■ **Task brief**
No images are to be carried over; print all other material exactly as it stands.

■ **Data shown**
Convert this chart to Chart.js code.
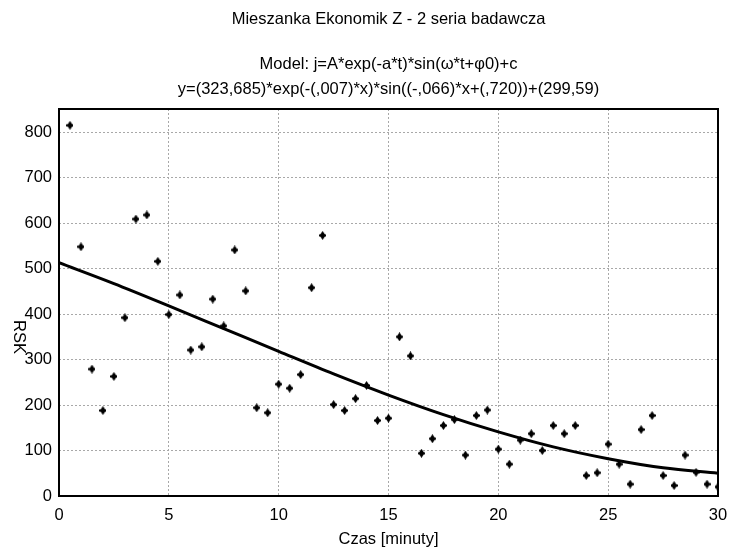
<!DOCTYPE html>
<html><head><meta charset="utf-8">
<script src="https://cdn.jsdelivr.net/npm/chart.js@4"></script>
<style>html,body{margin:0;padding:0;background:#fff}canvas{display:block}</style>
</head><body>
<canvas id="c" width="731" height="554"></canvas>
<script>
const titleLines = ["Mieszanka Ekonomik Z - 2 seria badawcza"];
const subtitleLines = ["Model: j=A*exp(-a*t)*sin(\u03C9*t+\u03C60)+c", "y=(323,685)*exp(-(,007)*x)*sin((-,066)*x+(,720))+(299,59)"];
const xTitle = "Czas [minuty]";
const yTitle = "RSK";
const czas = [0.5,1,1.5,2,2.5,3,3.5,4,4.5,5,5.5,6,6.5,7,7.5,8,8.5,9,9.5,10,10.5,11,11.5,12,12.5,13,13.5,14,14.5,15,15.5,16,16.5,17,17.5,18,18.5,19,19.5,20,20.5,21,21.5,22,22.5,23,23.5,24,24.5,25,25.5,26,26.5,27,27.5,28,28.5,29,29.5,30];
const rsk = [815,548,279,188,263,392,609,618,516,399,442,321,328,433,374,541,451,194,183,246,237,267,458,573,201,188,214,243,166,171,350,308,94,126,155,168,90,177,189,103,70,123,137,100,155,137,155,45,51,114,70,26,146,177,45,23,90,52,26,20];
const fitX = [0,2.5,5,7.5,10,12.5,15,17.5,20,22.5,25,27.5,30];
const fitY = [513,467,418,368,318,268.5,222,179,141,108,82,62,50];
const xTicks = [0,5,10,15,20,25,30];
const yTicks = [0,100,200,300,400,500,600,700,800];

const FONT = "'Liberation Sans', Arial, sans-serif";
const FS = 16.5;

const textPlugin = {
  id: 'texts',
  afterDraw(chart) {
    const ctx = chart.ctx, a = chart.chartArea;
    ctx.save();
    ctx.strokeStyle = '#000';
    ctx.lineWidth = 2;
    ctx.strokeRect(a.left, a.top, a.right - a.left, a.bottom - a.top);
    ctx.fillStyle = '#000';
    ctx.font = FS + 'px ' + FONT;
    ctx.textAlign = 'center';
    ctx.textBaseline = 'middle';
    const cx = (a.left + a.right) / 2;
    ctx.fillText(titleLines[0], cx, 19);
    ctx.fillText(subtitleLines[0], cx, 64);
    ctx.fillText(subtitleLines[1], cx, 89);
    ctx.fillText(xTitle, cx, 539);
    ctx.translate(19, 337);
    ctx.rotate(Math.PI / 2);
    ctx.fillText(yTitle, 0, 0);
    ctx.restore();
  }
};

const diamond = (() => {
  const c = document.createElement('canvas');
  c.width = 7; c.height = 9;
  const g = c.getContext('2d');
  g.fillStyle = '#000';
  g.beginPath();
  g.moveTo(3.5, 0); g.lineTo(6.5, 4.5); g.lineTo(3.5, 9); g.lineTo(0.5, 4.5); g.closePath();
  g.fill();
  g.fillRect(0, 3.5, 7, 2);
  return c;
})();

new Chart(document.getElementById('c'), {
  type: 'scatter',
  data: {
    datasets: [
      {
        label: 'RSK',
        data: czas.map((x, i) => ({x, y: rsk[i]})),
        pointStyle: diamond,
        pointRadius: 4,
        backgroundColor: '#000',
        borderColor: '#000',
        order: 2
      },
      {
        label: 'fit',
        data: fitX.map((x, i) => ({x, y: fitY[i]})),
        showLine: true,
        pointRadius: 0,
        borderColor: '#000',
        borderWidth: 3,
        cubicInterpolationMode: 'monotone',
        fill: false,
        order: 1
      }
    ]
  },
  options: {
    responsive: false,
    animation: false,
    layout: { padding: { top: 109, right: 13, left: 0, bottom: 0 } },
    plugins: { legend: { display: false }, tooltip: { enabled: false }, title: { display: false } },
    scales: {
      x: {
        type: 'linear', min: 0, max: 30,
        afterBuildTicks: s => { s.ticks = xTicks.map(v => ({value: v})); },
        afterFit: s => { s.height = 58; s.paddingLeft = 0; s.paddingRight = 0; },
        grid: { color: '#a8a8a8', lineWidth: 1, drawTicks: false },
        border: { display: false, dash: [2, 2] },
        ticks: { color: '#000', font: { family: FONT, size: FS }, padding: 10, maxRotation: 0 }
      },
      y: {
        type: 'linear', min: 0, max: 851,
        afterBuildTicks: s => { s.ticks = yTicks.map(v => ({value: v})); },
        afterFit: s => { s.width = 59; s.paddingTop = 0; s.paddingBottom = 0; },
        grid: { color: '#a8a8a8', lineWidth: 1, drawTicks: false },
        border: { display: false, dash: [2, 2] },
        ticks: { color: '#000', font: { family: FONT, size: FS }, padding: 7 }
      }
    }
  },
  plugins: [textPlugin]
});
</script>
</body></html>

■ **Full response**
Convert this chart to Chart.js code.
<!DOCTYPE html>
<html><head><meta charset="utf-8">
<script src="https://cdn.jsdelivr.net/npm/chart.js@4"></script>
<style>html,body{margin:0;padding:0;background:#fff}canvas{display:block}</style>
</head><body>
<canvas id="c" width="731" height="554"></canvas>
<script>
const titleLines = ["Mieszanka Ekonomik Z - 2 seria badawcza"];
const subtitleLines = ["Model: j=A*exp(-a*t)*sin(\u03C9*t+\u03C60)+c", "y=(323,685)*exp(-(,007)*x)*sin((-,066)*x+(,720))+(299,59)"];
const xTitle = "Czas [minuty]";
const yTitle = "RSK";
const czas = [0.5,1,1.5,2,2.5,3,3.5,4,4.5,5,5.5,6,6.5,7,7.5,8,8.5,9,9.5,10,10.5,11,11.5,12,12.5,13,13.5,14,14.5,15,15.5,16,16.5,17,17.5,18,18.5,19,19.5,20,20.5,21,21.5,22,22.5,23,23.5,24,24.5,25,25.5,26,26.5,27,27.5,28,28.5,29,29.5,30];
const rsk = [815,548,279,188,263,392,609,618,516,399,442,321,328,433,374,541,451,194,183,246,237,267,458,573,201,188,214,243,166,171,350,308,94,126,155,168,90,177,189,103,70,123,137,100,155,137,155,45,51,114,70,26,146,177,45,23,90,52,26,20];
const fitX = [0,2.5,5,7.5,10,12.5,15,17.5,20,22.5,25,27.5,30];
const fitY = [513,467,418,368,318,268.5,222,179,141,108,82,62,50];
const xTicks = [0,5,10,15,20,25,30];
const yTicks = [0,100,200,300,400,500,600,700,800];

const FONT = "'Liberation Sans', Arial, sans-serif";
const FS = 16.5;

const textPlugin = {
  id: 'texts',
  afterDraw(chart) {
    const ctx = chart.ctx, a = chart.chartArea;
    ctx.save();
    ctx.strokeStyle = '#000';
    ctx.lineWidth = 2;
    ctx.strokeRect(a.left, a.top, a.right - a.left, a.bottom - a.top);
    ctx.fillStyle = '#000';
    ctx.font = FS + 'px ' + FONT;
    ctx.textAlign = 'center';
    ctx.textBaseline = 'middle';
    const cx = (a.left + a.right) / 2;
    ctx.fillText(titleLines[0], cx, 19);
    ctx.fillText(subtitleLines[0], cx, 64);
    ctx.fillText(subtitleLines[1], cx, 89);
    ctx.fillText(xTitle, cx, 539);
    ctx.translate(19, 337);
    ctx.rotate(Math.PI / 2);
    ctx.fillText(yTitle, 0, 0);
    ctx.restore();
  }
};

const diamond = (() => {
  const c = document.createElement('canvas');
  c.width = 7; c.height = 9;
  const g = c.getContext('2d');
  g.fillStyle = '#000';
  g.beginPath();
  g.moveTo(3.5, 0); g.lineTo(6.5, 4.5); g.lineTo(3.5, 9); g.lineTo(0.5, 4.5); g.closePath();
  g.fill();
  g.fillRect(0, 3.5, 7, 2);
  return c;
})();

new Chart(document.getElementById('c'), {
  type: 'scatter',
  data: {
    datasets: [
      {
        label: 'RSK',
        data: czas.map((x, i) => ({x, y: rsk[i]})),
        pointStyle: diamond,
        pointRadius: 4,
        backgroundColor: '#000',
        borderColor: '#000',
        order: 2
      },
      {
        label: 'fit',
        data: fitX.map((x, i) => ({x, y: fitY[i]})),
        showLine: true,
        pointRadius: 0,
        borderColor: '#000',
        borderWidth: 3,
        cubicInterpolationMode: 'monotone',
        fill: false,
        order: 1
      }
    ]
  },
  options: {
    responsive: false,
    animation: false,
    layout: { padding: { top: 109, right: 13, left: 0, bottom: 0 } },
    plugins: { legend: { display: false }, tooltip: { enabled: false }, title: { display: false } },
    scales: {
      x: {
        type: 'linear', min: 0, max: 30,
        afterBuildTicks: s => { s.ticks = xTicks.map(v => ({value: v})); },
        afterFit: s => { s.height = 58; s.paddingLeft = 0; s.paddingRight = 0; },
        grid: { color: '#a8a8a8', lineWidth: 1, drawTicks: false },
        border: { display: false, dash: [2, 2] },
        ticks: { color: '#000', font: { family: FONT, size: FS }, padding: 10, maxRotation: 0 }
      },
      y: {
        type: 'linear', min: 0, max: 851,
        afterBuildTicks: s => { s.ticks = yTicks.map(v => ({value: v})); },
        afterFit: s => { s.width = 59; s.paddingTop = 0; s.paddingBottom = 0; },
        grid: { color: '#a8a8a8', lineWidth: 1, drawTicks: false },
        border: { display: false, dash: [2, 2] },
        ticks: { color: '#000', font: { family: FONT, size: FS }, padding: 7 }
      }
    }
  },
  plugins: [textPlugin]
});
</script>
</body></html>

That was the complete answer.